Set problem: Reproduce the material below line by line, beginning with its first line and ending with the line that contains "10, 7, 4, 1]"; leave out pictures.

Given information:

________________________________________

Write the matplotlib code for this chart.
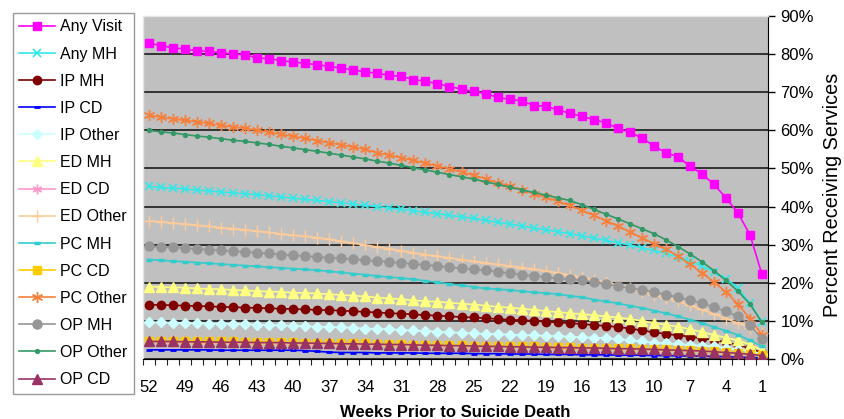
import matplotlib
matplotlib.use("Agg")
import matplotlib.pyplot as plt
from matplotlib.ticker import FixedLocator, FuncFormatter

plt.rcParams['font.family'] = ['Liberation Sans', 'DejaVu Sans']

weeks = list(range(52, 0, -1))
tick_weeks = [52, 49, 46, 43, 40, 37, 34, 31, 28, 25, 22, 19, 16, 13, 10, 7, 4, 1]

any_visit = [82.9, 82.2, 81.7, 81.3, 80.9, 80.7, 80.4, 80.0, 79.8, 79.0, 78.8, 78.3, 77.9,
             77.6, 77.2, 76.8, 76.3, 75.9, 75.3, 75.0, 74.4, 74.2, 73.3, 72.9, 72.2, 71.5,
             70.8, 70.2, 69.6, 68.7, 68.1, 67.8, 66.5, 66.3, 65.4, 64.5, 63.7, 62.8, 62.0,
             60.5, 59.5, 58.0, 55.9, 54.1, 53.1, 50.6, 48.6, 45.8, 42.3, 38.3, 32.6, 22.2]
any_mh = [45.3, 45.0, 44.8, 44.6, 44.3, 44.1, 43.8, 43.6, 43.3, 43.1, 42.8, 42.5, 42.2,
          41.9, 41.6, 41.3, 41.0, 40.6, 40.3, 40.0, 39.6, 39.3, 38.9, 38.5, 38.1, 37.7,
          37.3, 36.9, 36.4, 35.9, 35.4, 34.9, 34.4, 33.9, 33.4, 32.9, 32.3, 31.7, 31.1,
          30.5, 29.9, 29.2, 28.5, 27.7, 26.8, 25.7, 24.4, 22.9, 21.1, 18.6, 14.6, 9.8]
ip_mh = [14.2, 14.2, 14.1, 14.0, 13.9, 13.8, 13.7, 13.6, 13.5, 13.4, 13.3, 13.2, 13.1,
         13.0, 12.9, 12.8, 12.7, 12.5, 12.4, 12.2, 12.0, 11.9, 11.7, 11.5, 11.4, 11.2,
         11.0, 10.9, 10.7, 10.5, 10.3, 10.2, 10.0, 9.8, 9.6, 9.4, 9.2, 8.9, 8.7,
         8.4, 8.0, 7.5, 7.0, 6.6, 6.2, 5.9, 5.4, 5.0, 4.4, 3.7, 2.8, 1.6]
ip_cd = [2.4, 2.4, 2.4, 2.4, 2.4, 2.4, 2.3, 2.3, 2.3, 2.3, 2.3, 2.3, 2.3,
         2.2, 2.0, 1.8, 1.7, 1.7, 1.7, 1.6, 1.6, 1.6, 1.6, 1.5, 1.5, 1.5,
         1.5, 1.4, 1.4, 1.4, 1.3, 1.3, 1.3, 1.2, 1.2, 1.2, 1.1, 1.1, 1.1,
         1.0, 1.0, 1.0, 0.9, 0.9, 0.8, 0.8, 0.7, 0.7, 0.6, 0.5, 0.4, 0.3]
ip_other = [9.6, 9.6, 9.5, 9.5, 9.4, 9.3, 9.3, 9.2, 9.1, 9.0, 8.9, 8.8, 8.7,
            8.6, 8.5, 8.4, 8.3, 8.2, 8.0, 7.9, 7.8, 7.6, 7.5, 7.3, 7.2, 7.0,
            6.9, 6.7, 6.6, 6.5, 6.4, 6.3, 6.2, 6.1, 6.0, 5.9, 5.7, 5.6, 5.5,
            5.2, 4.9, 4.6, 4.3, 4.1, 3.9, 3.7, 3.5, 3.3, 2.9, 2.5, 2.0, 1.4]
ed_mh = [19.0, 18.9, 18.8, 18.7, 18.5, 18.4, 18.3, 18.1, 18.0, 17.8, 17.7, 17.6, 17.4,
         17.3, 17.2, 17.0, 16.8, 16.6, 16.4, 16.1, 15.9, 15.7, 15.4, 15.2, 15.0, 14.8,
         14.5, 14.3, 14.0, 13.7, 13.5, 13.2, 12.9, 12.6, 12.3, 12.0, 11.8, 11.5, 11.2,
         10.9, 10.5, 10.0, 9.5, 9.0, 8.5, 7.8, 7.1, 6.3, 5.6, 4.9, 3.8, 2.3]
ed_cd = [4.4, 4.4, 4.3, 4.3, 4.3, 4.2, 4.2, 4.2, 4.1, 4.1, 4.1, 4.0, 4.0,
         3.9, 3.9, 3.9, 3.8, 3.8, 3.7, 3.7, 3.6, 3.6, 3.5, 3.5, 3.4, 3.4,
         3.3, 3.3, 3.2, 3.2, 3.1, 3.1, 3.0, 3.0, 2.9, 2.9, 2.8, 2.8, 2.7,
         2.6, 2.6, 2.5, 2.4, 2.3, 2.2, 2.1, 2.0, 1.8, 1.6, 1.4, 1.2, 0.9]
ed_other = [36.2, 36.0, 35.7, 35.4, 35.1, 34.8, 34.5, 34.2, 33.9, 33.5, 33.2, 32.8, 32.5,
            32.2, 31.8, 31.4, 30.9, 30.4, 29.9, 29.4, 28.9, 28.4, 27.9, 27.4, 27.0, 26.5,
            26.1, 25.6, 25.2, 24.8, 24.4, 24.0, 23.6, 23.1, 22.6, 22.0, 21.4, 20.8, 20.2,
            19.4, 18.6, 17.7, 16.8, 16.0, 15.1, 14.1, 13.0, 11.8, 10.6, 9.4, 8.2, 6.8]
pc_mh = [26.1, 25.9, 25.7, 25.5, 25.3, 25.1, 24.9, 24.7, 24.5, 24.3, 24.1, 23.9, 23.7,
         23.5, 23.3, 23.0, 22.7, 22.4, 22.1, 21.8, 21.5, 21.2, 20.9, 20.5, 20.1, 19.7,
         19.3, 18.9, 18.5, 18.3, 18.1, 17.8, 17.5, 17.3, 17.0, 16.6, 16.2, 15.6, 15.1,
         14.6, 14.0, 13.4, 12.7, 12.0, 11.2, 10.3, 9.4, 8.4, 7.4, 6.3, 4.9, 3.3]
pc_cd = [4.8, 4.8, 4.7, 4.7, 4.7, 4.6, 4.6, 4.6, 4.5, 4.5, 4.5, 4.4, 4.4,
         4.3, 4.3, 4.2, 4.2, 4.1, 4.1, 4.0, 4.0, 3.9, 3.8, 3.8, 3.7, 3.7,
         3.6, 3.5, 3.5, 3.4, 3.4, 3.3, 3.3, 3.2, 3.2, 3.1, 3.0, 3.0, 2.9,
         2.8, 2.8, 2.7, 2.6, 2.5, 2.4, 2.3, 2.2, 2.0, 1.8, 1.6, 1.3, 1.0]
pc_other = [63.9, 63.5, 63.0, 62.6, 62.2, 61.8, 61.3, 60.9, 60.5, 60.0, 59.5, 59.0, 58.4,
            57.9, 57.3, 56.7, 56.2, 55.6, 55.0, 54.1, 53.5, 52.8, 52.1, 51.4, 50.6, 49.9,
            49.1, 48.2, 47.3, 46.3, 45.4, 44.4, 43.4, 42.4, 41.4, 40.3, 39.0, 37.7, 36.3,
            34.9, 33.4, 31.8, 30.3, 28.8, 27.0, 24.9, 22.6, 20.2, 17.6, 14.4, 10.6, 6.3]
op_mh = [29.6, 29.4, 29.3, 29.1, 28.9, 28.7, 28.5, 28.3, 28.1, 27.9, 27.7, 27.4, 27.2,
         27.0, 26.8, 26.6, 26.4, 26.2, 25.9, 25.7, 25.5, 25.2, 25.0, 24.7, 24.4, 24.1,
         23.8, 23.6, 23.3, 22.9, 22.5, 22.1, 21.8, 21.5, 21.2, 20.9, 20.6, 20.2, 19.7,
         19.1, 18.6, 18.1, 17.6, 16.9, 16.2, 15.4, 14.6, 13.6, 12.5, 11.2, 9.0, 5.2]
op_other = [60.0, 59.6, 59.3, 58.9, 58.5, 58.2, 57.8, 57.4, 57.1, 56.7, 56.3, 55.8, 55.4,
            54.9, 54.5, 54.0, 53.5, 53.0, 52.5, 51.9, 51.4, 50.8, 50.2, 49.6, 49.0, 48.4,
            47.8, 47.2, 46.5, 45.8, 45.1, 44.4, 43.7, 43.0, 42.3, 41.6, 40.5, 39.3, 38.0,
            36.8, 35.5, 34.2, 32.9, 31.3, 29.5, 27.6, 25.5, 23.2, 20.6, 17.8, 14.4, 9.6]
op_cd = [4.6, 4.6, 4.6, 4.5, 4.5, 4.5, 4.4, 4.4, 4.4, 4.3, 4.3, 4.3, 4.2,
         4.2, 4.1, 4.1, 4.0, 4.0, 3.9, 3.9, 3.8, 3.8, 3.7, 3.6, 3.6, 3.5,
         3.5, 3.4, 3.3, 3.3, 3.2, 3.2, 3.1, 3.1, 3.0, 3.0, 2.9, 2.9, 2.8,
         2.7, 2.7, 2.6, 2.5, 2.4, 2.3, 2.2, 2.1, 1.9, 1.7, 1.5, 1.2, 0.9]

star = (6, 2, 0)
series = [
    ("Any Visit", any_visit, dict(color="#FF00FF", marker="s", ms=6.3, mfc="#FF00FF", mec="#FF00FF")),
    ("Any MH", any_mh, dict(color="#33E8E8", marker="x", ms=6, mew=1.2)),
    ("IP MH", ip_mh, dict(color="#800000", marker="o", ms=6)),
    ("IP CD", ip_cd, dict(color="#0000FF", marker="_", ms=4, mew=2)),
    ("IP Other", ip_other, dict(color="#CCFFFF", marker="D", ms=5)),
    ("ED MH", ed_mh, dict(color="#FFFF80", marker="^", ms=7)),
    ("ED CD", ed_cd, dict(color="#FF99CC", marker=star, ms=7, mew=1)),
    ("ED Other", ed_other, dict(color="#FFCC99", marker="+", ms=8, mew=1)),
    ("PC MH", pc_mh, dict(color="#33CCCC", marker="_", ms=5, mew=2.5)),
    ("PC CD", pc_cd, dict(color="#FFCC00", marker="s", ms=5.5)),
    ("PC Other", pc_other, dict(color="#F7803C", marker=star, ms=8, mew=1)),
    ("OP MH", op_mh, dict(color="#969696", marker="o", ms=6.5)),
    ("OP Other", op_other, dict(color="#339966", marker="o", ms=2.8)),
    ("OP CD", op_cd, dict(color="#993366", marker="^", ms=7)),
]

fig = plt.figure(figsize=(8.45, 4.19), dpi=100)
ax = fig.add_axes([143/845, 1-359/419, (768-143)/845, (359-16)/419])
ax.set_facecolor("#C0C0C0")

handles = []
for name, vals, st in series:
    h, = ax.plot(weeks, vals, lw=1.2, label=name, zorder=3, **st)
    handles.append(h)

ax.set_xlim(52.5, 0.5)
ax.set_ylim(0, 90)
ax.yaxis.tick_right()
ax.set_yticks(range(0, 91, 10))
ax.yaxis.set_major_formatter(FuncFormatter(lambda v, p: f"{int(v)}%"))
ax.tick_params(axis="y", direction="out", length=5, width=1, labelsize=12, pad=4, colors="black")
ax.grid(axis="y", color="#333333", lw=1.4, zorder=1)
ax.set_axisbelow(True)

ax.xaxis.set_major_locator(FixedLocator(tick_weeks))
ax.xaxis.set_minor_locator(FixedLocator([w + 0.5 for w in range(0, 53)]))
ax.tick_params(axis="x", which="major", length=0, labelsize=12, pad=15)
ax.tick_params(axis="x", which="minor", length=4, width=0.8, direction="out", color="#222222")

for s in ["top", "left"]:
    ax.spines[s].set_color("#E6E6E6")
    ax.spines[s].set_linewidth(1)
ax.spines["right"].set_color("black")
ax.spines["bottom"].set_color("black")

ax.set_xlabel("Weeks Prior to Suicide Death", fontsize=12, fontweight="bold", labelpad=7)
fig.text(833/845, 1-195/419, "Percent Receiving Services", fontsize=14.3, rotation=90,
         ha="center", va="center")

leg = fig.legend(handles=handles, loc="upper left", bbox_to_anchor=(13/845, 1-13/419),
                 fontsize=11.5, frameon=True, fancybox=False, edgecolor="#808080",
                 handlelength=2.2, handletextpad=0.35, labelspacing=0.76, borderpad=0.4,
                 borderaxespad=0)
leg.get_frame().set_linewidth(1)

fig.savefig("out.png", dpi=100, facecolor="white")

________________________________________

Answer to the exercise:
Write the matplotlib code for this chart.
import matplotlib
matplotlib.use("Agg")
import matplotlib.pyplot as plt
from matplotlib.ticker import FixedLocator, FuncFormatter

plt.rcParams['font.family'] = ['Liberation Sans', 'DejaVu Sans']

weeks = list(range(52, 0, -1))
tick_weeks = [52, 49, 46, 43, 40, 37, 34, 31, 28, 25, 22, 19, 16, 13, 10, 7, 4, 1]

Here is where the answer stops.